Under the Code, a child is defined to include an individual who is the son, daughter, stepson or stepdaughter of the employee, including individuals legally adopted by the employee or lawfully placed with the employee for legal adoption by the employee, and eligible foster children. If an individual qualifies as a child under this definition and will not reach age 27 at any time during the taxable year, the child does not also have to qualify as a dependent (e.g., the child does not have to satisfy the principal residence, financial support, and joint tax return rules) for the employee to receive this favorable tax treatment.
This income exclusion rule is effective March 30, 2010, the date the legislation was enacted. Employees who have children who will not have reached age 27 by the end of 2010 are eligible for the new tax benefit from March 30, 2010 forward if the children are already covered under the employer's plan or are added to the employer's plan at any time.
The income exclusion rule is meant to complement the new coverage requirement. The difference in the age limits between the two provisions (i.e. coverage must be available through age 26 while the exclusion is available for children who do not attain age 27 during the taxable year) appears to be intended to cover situations in which a child turns age 26 after the start of a year, and the insurer allows coverage to continue through the end of the year (as opposed to ending it immediately upon the child's turning age 26). In such a situation, the income exclusion rule would not require any imputation of income for coverage for the period between the child's 26th birthday and the end of the year.

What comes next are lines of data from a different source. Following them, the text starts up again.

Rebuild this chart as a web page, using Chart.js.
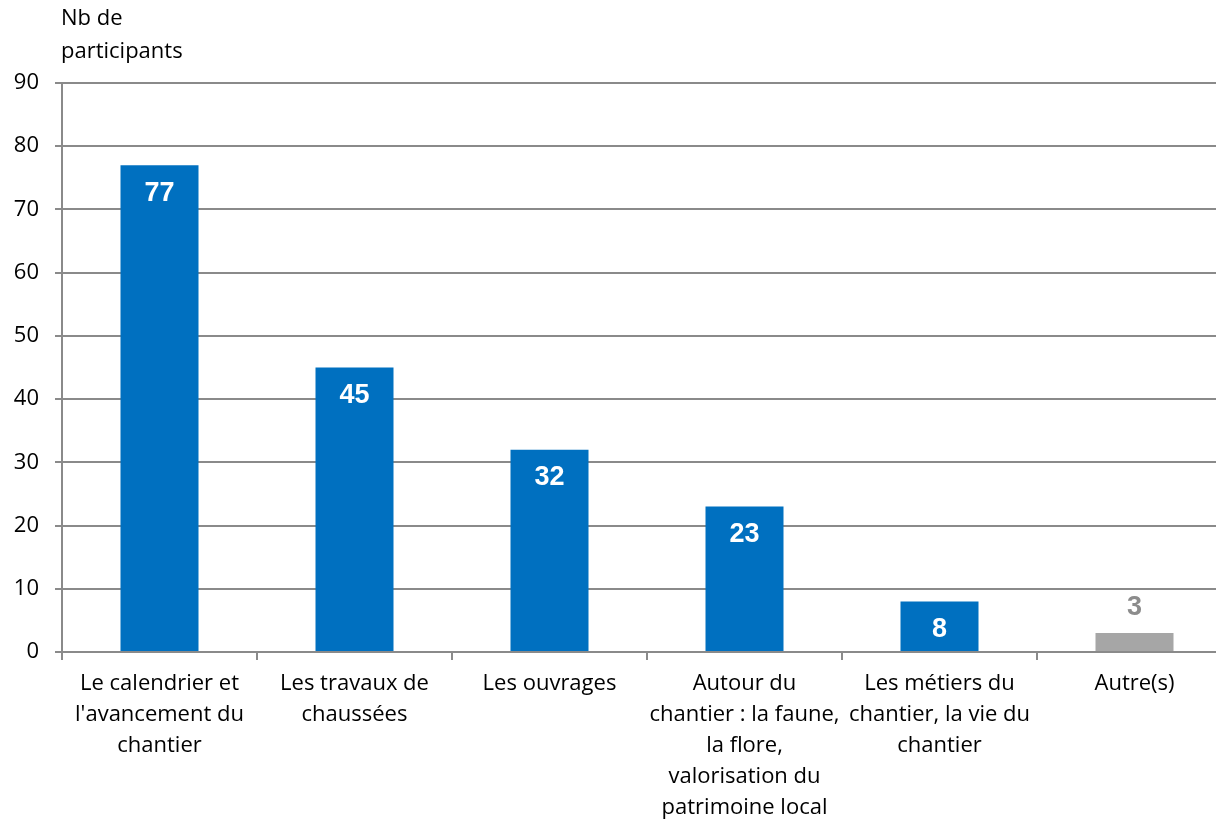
<!DOCTYPE html>
<html>
<head>
<meta charset="utf-8">
<script src="https://cdn.jsdelivr.net/npm/chart.js@4"></script>
<style>
  html, body { margin: 0; padding: 0; background: #fff; overflow: hidden; }
  #wrap { position: relative; width: 1240px; height: 823px; }
</style>
</head>
<body>
<div id="wrap"><canvas id="chart"></canvas></div>
<script>
// données
const categories = [
  ["Le calendrier et", "l'avancement du", "chantier"],
  ["Les travaux de", "chaussées"],
  ["Les ouvrages"],
  ["Autour du", "chantier : la faune,", "la flore,", "valorisation du", "patrimoine local"],
  ["Les métiers du", "chantier, la vie du", "chantier"],
  ["Autre(s)"]
];
const participants = [77, 45, 32, 23, 8, 3];
const barColors = ["#0070C0", "#0070C0", "#0070C0", "#0070C0", "#0070C0", "#A6A6A6"];
const yTitle = ["Nb de", "participants"];

const FONT = '"Open Sans", "DejaVu Sans", sans-serif';

// étiquettes de valeur : dans la barre (blanc) ou au-dessus pour "Autre(s)"
const valueLabels = {
  id: 'valueLabels',
  afterDatasetsDraw(chart) {
    const ctx = chart.ctx;
    const meta = chart.getDatasetMeta(0);
    ctx.save();
    ctx.font = 'bold 27px "Liberation Sans", Arial, sans-serif';
    ctx.textAlign = 'center';
    ctx.textBaseline = 'middle';
    meta.data.forEach((bar, i) => {
      const v = participants[i];
      if (i === participants.length - 1) {
        ctx.fillStyle = '#8C8C8C';
        ctx.fillText(String(v), bar.x, bar.y - 25);
      } else {
        ctx.fillStyle = '#ffffff';
        ctx.fillText(String(v), bar.x, bar.y + 28);
      }
    });
    ctx.restore();
  }
};

// titre de l'axe Y, horizontal au-dessus de l'axe
const yTitlePlugin = {
  id: 'yTitle',
  afterDraw(chart) {
    const ctx = chart.ctx;
    ctx.save();
    ctx.font = '22px ' + FONT;
    ctx.fillStyle = '#000';
    ctx.textAlign = 'left';
    ctx.textBaseline = 'middle';
    ctx.fillText(yTitle[0], chart.chartArea.left - 1, 19);
    ctx.fillText(yTitle[1], chart.chartArea.left - 1, 52);
    ctx.restore();
  }
};

new Chart(document.getElementById('chart'), {
  type: 'bar',
  data: {
    labels: categories,
    datasets: [{
      data: participants,
      backgroundColor: barColors,
      borderWidth: 0,
      categoryPercentage: 1,
      barPercentage: 0.4
    }]
  },
  plugins: [valueLabels, yTitlePlugin],
  options: {
    responsive: true,
    maintainAspectRatio: false,
    animation: false,
    devicePixelRatio: 1,
    layout: { padding: { top: 83, right: 8, left: 0, bottom: 0 } },
    plugins: { legend: { display: false }, tooltip: { enabled: false } },
    scales: {
      x: {
        offset: true,
        grid: {
          display: true,
          drawOnChartArea: false,
          drawTicks: true,
          tickLength: 8,
          color: '#8A8A8A',
          lineWidth: 2,
          offset: true
        },
        border: { display: true, color: '#8A8A8A', width: 2 },
        ticks: {
          color: '#000',
          font: { family: FONT, size: 22, lineHeight: '31px' },
          padding: 8,
          maxRotation: 0,
          minRotation: 0,
          autoSkip: false
        },
        afterFit(scale) { scale.height = 823 - 652; }
      },
      y: {
        min: 0,
        max: 90,
        ticks: {
          stepSize: 10,
          color: '#000',
          font: { family: FONT, size: 22 },
          padding: 16
        },
        grid: {
          color: '#8A8A8A',
          lineWidth: 2,
          tickLength: 7
        },
        border: { display: true, color: '#8A8A8A', width: 2 },
        afterFit(scale) { scale.width = 62; }
      }
    }
  }
});
</script>
</body>
</html>
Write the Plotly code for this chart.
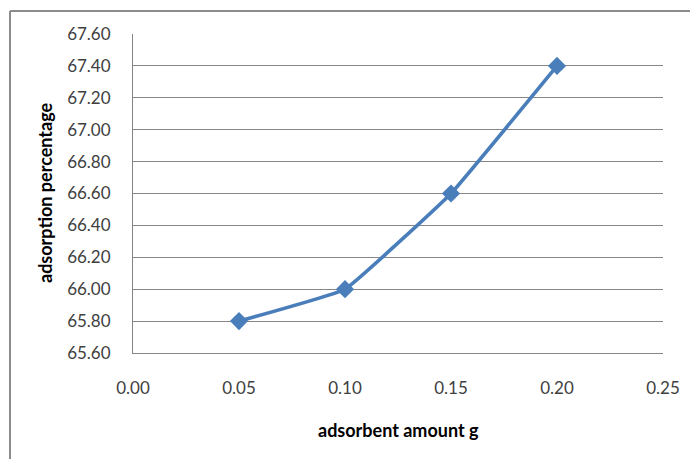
import plotly.graph_objects as go

# Adsorbent dose vs. adsorption percentage
amount_g = [0.05, 0.10, 0.15, 0.20]
adsorption_pct = [65.80, 66.00, 66.60, 67.40]

x_ticks = [0.00, 0.05, 0.10, 0.15, 0.20, 0.25]
y_ticks = [65.60, 65.80, 66.00, 66.20, 66.40, 66.60, 66.80, 67.00, 67.20, 67.40, 67.60]

W, H = 690, 459
L, R, T, B = 133, 663, 34, 353
pw, ph = R - L, B - T

def px(xpix):
    return (xpix - L) / pw

def py(ypix):
    return (B - ypix) / ph

font_family = "Lato, Open Sans, sans-serif"
grid_col = "#868686"
line_col = "#4A7EBB"

fig = go.Figure()
fig.add_trace(go.Scatter(
    x=amount_g, y=adsorption_pct,
    mode="lines+markers",
    line=dict(color=line_col, width=3.6, shape="spline", smoothing=0.25),
    marker=dict(symbol="diamond", size=14, color=line_col),
    showlegend=False,
))

fig.update_layout(
    width=W, height=H,
    margin=dict(l=L, r=W - R, t=T, b=H - B, autoexpand=False),
    paper_bgcolor="white",
    plot_bgcolor="white",
    font=dict(family=font_family, size=17, color="#404040"),
    xaxis=dict(
        range=[0, 0.25], tickvals=x_ticks,
        ticktext=[f"{v:.2f}" for v in x_ticks],
        showgrid=False, zeroline=False,
        showline=True, linecolor=grid_col, linewidth=1,
        ticks="", ticklabelstandoff=20,
    ),
    yaxis=dict(
        range=[65.60, 67.60], tickvals=y_ticks,
        ticktext=[f"{v:.2f}" for v in y_ticks],
        showgrid=True, gridcolor=grid_col, gridwidth=1,
        zeroline=False,
        showline=True, linecolor=grid_col, linewidth=1,
        ticks="", ticklabelstandoff=18,
    ),
    annotations=[
        dict(text="<b>adsorbent amount g</b>", xref="paper", yref="paper",
             x=px(398), y=py(430), xanchor="center", yanchor="middle",
             showarrow=False,
             font=dict(family=font_family, size=18, color="black")),
        dict(text="<b>adsorption percentage</b>", xref="paper", yref="paper",
             x=px(45), y=py(193), xanchor="center", yanchor="middle",
             showarrow=False, textangle=-90,
             font=dict(family=font_family, size=18, color="black")),
    ],
    shapes=[
        # chart frame (left and top edges)
        dict(type="line", xref="paper", yref="paper",
             x0=px(10), x1=px(10), y0=py(11), y1=py(H + 5),
             line=dict(color="#8c8c8c", width=2)),
        dict(type="line", xref="paper", yref="paper",
             x0=px(10), x1=px(W + 5), y0=py(11), y1=py(11),
             line=dict(color="#8c8c8c", width=2)),
    ],
)

fig.write_html("out.html")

IRS Notice 2010-38 explicitly allows employers with cafeteria plans to permit employees to immediately make pre-tax salary reduction contributions for accident or health benefits under the cafeteria plan (including a health FSA) for children under age 27, even if the plan has not yet been amended to cover such individuals. The plan amendment, however, must be made no later than December 31, 2010, and must be effective retroactive to the first date in 2010 (on or after March 30, 2010) when employees are permitted to make such contributions. In addition, the IRS intends to amend the cafeteria plan regulations, with retroactive effect to March 30, 2010, to permit employees to both revoke and/or make a new election upon change-in-status events affecting nondependent children under age 27 (e.g. when the child becomes newly eligible for coverage or eligible for coverage beyond the date on which he or she would otherwise have lost coverage). Taxpayers may rely on Notice 2010-38 pending the issuance of the amended regulations.
The new laws made parallel amendments effective March 30, 2010 regarding the exclusion of reimbursements for medical care costs for children who have not yet reached age 27 for retiree health accounts in qualified retirement plans, for voluntary employees' beneficiary associations (VEBAs), and for deductions of self-employed individuals for medical care insurance.